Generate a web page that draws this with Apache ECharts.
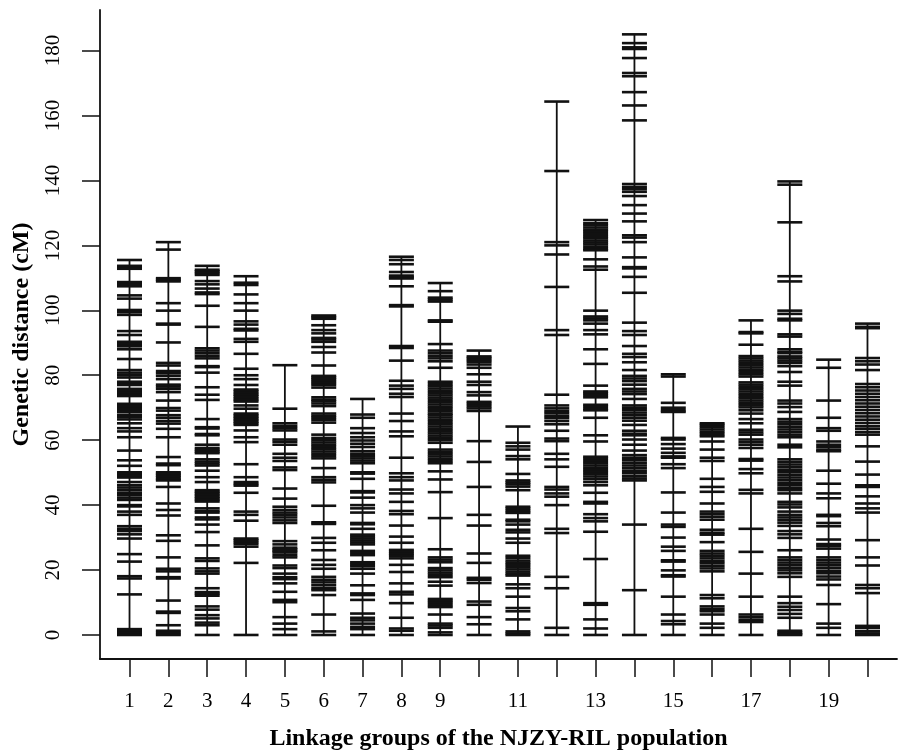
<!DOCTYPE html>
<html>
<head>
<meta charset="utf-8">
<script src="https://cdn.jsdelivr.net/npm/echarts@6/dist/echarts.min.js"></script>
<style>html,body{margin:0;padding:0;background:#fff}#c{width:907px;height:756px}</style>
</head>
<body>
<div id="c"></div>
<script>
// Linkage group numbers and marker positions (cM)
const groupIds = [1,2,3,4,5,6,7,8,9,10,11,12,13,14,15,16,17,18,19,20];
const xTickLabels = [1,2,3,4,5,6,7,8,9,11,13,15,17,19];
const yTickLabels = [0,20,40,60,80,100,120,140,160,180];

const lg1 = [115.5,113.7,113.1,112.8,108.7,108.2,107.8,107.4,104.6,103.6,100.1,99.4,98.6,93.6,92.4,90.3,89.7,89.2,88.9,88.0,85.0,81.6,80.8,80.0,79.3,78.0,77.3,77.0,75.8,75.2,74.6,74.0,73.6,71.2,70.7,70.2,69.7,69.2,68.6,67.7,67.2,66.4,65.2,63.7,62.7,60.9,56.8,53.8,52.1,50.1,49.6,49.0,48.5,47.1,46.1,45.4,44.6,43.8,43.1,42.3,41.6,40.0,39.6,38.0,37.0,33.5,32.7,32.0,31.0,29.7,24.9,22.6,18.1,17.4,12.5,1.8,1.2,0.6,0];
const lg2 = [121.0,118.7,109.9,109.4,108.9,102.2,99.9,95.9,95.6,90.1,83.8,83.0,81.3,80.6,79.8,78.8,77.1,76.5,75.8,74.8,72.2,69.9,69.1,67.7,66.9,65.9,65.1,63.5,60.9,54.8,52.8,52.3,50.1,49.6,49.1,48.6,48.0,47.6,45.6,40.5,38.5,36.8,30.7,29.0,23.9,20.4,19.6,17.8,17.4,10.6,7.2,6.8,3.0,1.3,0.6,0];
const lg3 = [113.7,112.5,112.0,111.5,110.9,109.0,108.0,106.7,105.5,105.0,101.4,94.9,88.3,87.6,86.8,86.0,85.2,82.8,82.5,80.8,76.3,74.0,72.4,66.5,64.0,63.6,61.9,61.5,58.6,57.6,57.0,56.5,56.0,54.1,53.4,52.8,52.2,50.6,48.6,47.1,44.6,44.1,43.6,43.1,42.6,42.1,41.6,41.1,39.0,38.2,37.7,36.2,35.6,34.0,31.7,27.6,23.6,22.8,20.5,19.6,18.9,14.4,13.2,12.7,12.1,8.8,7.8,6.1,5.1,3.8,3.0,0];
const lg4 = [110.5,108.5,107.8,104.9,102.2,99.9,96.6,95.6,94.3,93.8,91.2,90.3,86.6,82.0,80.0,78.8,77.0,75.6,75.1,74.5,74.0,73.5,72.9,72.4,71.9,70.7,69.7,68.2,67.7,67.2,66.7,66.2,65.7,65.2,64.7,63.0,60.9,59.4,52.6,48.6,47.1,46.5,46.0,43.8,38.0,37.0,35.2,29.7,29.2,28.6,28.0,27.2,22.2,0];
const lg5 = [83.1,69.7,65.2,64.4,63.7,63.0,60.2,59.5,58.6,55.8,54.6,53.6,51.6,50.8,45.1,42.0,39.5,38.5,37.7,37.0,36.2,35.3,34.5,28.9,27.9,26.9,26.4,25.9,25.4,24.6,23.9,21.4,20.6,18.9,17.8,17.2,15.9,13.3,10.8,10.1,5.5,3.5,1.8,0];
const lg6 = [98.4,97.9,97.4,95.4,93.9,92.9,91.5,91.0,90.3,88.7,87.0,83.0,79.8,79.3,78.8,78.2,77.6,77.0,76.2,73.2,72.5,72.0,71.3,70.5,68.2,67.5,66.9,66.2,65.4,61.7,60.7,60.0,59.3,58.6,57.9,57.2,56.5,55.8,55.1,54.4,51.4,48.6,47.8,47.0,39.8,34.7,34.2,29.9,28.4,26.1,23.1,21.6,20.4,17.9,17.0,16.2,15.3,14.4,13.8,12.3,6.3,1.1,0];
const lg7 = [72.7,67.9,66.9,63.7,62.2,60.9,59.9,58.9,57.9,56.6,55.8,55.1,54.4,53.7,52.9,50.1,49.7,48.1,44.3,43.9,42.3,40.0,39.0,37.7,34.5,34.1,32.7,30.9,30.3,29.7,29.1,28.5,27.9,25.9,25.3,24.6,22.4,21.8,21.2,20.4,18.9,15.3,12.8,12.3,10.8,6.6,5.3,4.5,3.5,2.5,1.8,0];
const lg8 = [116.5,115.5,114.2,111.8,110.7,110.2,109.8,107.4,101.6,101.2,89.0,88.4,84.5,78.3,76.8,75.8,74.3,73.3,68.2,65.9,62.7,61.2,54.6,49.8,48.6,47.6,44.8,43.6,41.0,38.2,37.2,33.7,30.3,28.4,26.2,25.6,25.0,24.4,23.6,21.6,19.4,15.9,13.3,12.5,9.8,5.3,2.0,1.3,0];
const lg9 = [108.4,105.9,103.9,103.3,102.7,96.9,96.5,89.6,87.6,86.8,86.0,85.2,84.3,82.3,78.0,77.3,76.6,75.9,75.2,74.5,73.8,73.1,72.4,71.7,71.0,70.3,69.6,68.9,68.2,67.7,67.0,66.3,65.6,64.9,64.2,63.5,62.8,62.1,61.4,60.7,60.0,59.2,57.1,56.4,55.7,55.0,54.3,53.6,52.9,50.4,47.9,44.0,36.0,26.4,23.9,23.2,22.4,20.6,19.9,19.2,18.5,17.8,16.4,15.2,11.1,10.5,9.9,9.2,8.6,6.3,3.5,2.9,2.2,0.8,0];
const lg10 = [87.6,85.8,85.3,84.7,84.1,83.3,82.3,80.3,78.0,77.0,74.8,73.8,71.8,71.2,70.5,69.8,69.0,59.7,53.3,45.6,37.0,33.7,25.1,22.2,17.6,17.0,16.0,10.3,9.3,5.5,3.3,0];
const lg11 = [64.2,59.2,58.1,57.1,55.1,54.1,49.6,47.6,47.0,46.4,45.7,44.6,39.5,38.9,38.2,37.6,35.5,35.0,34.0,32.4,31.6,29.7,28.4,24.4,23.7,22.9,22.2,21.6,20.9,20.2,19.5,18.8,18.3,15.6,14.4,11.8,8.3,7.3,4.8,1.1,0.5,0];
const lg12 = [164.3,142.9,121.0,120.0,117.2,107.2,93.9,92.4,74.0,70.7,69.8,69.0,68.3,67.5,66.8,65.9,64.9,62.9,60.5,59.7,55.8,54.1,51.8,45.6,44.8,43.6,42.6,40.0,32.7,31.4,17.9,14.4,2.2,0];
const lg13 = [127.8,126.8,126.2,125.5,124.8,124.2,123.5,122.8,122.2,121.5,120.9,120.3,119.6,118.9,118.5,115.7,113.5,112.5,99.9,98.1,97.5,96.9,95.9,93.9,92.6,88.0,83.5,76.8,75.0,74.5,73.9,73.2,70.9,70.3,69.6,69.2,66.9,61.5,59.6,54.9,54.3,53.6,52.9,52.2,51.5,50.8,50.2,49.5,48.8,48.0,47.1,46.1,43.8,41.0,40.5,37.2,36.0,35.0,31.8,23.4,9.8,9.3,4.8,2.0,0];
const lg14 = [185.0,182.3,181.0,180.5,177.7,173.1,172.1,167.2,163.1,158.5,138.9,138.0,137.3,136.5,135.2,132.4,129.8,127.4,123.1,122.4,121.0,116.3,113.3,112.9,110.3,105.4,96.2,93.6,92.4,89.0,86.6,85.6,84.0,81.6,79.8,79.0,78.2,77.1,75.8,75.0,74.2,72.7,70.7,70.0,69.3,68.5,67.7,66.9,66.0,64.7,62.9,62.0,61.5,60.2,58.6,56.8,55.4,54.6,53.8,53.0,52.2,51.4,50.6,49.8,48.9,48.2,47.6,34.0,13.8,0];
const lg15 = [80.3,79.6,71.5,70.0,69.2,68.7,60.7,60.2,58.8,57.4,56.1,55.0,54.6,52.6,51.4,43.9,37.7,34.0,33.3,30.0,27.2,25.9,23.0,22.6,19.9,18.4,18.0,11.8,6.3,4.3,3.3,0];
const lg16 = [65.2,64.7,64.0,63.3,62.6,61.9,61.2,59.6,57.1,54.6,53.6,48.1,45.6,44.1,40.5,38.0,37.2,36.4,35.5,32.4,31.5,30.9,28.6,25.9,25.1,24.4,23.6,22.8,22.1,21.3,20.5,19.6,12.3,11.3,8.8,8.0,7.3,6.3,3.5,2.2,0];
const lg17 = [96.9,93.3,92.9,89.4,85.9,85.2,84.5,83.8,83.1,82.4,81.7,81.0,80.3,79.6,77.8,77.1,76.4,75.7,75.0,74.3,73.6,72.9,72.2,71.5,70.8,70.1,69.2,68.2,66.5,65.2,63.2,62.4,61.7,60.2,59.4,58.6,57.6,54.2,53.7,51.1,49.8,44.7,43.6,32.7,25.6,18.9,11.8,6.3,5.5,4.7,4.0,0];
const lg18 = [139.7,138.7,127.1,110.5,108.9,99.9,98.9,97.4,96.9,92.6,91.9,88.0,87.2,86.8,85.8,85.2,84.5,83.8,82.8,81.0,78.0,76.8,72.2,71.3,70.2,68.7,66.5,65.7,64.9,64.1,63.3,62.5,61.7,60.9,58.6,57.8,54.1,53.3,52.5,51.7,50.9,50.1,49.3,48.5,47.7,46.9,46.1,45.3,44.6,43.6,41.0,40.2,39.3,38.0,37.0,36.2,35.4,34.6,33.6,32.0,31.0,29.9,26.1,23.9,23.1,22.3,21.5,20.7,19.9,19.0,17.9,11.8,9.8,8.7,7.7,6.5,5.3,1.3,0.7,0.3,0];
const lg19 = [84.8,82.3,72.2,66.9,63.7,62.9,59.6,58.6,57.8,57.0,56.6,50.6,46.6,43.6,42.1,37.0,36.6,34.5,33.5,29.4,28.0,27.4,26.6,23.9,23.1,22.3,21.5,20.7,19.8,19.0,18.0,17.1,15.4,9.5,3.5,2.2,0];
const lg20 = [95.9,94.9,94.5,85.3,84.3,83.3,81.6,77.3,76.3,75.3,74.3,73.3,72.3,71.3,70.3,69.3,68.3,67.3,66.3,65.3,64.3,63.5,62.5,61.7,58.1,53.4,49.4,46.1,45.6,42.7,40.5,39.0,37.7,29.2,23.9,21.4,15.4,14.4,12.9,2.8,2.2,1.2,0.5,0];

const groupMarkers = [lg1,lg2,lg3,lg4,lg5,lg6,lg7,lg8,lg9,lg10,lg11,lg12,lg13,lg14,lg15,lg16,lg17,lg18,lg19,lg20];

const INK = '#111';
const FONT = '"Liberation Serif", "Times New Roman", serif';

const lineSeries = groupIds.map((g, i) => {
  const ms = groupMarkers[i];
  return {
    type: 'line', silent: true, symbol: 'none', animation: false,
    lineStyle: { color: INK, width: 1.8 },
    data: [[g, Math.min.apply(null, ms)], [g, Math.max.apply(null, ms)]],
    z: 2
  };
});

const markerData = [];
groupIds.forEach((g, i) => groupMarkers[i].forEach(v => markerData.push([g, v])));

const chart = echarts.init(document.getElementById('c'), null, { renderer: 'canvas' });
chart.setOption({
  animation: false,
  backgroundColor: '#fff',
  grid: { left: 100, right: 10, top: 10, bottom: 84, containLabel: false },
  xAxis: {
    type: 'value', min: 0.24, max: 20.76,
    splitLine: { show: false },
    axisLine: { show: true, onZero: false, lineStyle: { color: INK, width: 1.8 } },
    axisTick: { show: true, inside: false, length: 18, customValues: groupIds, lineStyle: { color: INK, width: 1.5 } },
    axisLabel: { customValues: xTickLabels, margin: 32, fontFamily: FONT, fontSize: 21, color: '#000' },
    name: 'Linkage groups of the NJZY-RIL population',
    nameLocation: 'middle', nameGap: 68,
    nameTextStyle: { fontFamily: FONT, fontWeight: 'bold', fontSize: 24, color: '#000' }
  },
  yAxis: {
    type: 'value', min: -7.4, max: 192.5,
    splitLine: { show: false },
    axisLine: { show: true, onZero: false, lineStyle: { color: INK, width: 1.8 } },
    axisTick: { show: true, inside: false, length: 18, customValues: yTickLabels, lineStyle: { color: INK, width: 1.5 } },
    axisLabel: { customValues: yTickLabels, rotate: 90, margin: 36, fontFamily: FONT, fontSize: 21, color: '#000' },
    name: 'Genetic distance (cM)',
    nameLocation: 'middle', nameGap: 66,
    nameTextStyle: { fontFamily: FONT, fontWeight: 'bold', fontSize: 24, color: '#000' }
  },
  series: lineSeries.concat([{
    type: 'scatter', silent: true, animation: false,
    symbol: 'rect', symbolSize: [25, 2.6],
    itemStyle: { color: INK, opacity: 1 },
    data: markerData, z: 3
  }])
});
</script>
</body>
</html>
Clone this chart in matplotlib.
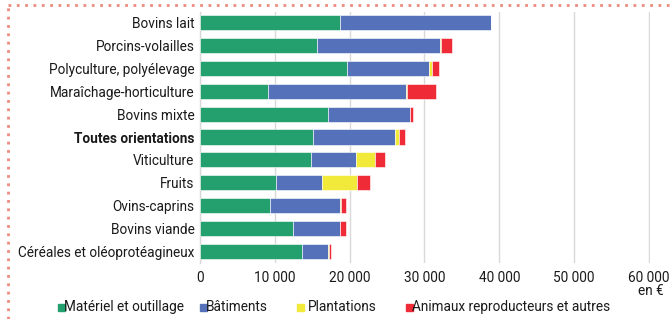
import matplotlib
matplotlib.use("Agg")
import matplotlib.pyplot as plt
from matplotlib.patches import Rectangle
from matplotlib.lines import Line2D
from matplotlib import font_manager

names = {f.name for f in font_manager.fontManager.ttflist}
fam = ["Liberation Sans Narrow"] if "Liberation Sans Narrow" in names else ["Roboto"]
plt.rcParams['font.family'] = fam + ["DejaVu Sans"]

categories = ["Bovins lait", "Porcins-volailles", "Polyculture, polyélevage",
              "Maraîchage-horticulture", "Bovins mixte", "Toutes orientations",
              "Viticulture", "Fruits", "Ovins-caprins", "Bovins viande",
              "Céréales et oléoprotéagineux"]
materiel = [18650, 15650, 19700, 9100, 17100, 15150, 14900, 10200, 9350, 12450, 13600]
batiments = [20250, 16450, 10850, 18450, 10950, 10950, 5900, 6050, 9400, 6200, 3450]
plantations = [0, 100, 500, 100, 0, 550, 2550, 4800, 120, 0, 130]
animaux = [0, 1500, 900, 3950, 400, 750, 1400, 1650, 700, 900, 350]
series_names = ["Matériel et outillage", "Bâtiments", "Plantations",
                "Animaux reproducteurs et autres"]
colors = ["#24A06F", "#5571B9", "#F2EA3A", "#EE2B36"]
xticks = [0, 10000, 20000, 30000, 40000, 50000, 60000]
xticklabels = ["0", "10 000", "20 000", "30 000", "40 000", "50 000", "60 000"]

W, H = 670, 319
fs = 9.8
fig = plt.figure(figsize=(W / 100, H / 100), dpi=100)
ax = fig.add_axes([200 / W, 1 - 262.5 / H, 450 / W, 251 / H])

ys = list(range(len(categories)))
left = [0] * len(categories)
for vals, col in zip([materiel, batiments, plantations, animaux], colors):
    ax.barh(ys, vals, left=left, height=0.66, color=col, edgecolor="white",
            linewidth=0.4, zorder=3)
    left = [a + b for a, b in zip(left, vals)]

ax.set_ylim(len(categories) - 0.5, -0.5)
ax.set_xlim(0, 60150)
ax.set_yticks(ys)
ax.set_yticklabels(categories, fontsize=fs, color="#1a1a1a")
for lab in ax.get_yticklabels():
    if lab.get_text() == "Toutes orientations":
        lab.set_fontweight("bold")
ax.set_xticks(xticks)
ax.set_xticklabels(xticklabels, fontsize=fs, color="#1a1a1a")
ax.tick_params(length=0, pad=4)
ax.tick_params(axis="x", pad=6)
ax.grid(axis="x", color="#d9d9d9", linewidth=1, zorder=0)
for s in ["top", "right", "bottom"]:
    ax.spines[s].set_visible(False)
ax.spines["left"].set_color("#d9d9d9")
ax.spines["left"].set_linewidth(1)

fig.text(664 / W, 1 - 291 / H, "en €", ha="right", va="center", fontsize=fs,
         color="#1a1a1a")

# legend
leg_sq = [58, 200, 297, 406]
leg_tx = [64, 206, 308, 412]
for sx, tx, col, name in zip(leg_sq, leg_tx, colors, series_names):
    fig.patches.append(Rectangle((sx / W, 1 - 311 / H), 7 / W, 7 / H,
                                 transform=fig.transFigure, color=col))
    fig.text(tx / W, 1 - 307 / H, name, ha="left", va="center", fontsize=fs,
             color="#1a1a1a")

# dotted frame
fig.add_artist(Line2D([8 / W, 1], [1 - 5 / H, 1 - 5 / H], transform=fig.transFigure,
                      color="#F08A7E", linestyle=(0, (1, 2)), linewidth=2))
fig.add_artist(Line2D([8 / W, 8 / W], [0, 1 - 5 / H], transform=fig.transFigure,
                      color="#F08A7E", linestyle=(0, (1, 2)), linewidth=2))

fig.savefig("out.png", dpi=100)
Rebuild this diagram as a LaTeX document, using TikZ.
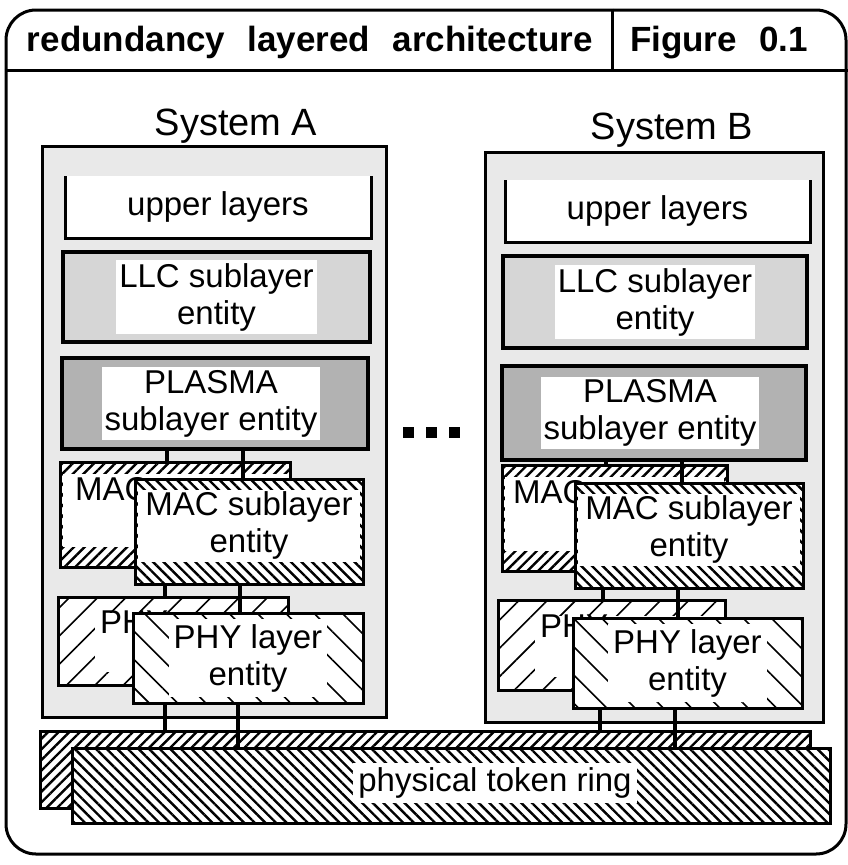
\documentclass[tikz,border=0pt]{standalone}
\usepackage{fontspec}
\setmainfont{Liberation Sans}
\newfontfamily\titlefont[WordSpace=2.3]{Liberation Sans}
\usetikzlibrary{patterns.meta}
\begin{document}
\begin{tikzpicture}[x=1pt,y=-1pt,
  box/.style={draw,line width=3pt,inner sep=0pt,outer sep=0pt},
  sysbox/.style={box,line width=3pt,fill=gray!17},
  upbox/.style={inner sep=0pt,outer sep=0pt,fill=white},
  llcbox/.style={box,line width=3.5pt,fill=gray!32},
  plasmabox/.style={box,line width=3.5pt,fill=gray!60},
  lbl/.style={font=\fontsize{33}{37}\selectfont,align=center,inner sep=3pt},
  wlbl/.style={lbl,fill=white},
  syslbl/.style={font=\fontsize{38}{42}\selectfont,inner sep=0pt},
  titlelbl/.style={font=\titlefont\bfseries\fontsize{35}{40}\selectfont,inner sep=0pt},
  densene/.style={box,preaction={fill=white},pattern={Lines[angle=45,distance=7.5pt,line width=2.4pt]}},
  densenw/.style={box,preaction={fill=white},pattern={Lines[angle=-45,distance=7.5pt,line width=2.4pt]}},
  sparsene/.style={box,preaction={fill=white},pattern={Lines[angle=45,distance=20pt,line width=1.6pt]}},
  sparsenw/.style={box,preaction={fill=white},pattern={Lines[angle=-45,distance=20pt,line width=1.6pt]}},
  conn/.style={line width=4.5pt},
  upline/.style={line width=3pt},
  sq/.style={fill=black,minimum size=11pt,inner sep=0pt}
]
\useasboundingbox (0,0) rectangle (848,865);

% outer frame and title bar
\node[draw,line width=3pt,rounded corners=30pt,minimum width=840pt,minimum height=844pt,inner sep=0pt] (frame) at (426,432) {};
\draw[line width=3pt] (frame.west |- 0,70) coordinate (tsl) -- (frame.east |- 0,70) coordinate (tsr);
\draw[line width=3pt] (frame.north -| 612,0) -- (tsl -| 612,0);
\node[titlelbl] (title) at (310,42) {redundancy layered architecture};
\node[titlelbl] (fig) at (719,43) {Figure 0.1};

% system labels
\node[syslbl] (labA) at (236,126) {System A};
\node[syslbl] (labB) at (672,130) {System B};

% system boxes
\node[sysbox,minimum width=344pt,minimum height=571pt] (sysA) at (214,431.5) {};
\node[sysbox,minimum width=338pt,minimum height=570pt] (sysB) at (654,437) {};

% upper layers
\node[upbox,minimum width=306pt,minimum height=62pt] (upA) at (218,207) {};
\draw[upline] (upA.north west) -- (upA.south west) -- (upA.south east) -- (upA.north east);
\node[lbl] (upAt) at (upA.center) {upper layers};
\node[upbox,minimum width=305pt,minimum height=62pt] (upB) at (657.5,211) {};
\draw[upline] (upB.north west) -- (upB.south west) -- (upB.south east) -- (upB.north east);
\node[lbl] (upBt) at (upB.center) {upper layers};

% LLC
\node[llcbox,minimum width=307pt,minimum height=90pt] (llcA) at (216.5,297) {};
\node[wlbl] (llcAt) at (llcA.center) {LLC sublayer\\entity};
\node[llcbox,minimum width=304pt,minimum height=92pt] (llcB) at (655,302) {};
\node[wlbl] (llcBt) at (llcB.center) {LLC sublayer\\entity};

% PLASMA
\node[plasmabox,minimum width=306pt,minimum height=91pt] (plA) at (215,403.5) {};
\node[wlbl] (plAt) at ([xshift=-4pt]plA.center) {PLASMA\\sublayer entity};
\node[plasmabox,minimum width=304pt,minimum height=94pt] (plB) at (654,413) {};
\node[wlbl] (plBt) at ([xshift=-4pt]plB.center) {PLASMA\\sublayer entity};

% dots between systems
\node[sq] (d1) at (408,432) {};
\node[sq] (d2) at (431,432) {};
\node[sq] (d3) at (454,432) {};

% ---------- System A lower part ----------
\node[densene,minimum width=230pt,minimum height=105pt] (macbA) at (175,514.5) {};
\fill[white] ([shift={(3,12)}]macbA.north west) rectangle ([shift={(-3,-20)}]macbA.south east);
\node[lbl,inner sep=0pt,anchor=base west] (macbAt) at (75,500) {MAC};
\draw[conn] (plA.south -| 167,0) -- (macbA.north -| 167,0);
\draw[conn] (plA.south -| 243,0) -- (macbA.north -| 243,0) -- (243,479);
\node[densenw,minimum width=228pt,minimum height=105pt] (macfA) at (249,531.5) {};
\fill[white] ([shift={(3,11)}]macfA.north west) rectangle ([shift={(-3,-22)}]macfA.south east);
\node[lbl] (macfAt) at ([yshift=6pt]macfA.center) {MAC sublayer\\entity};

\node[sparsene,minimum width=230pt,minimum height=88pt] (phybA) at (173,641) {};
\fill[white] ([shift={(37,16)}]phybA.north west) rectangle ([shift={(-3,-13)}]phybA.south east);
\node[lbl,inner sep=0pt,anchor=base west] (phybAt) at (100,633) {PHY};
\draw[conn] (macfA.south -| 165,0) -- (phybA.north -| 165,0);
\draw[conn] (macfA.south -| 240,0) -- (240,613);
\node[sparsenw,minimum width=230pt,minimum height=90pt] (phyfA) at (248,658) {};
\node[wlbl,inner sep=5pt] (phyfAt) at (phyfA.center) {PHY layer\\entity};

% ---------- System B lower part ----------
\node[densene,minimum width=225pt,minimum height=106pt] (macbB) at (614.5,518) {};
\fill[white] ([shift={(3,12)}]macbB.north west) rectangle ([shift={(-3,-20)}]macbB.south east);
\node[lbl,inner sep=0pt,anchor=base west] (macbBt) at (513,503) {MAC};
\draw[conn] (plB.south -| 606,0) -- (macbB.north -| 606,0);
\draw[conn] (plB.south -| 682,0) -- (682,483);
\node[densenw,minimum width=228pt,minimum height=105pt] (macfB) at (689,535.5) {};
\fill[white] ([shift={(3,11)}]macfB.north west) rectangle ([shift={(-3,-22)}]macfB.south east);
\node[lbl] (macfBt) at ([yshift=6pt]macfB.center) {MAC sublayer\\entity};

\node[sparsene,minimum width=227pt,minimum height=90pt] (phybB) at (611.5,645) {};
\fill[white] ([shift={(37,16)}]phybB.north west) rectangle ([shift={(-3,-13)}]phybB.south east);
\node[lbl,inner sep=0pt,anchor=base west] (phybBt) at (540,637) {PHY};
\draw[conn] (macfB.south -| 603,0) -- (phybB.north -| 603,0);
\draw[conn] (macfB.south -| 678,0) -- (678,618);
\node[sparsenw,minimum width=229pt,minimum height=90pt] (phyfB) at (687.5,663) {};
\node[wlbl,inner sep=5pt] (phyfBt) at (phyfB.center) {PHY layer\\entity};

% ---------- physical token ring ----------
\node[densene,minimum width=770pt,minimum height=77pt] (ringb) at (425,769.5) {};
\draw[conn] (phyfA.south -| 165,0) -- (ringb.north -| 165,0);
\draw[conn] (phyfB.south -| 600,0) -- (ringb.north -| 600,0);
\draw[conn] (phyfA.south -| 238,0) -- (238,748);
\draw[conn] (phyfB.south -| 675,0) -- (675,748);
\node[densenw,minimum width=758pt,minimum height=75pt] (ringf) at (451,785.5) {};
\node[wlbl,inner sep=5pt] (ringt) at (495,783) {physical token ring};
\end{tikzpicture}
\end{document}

Do this
Repeat, word for word, the lines of the material above from the one holding "Rebuild this diagram" through the one holding "(0,0) rectangle (848,865);". Leave out pictures.

Complete output
Rebuild this diagram as a LaTeX document, using TikZ.
\documentclass[tikz,border=0pt]{standalone}
\usepackage{fontspec}
\setmainfont{Liberation Sans}
\newfontfamily\titlefont[WordSpace=2.3]{Liberation Sans}
\usetikzlibrary{patterns.meta}
\begin{document}
\begin{tikzpicture}[x=1pt,y=-1pt,
  box/.style={draw,line width=3pt,inner sep=0pt,outer sep=0pt},
  sysbox/.style={box,line width=3pt,fill=gray!17},
  upbox/.style={inner sep=0pt,outer sep=0pt,fill=white},
  llcbox/.style={box,line width=3.5pt,fill=gray!32},
  plasmabox/.style={box,line width=3.5pt,fill=gray!60},
  lbl/.style={font=\fontsize{33}{37}\selectfont,align=center,inner sep=3pt},
  wlbl/.style={lbl,fill=white},
  syslbl/.style={font=\fontsize{38}{42}\selectfont,inner sep=0pt},
  titlelbl/.style={font=\titlefont\bfseries\fontsize{35}{40}\selectfont,inner sep=0pt},
  densene/.style={box,preaction={fill=white},pattern={Lines[angle=45,distance=7.5pt,line width=2.4pt]}},
  densenw/.style={box,preaction={fill=white},pattern={Lines[angle=-45,distance=7.5pt,line width=2.4pt]}},
  sparsene/.style={box,preaction={fill=white},pattern={Lines[angle=45,distance=20pt,line width=1.6pt]}},
  sparsenw/.style={box,preaction={fill=white},pattern={Lines[angle=-45,distance=20pt,line width=1.6pt]}},
  conn/.style={line width=4.5pt},
  upline/.style={line width=3pt},
  sq/.style={fill=black,minimum size=11pt,inner sep=0pt}
]
\useasboundingbox (0,0) rectangle (848,865);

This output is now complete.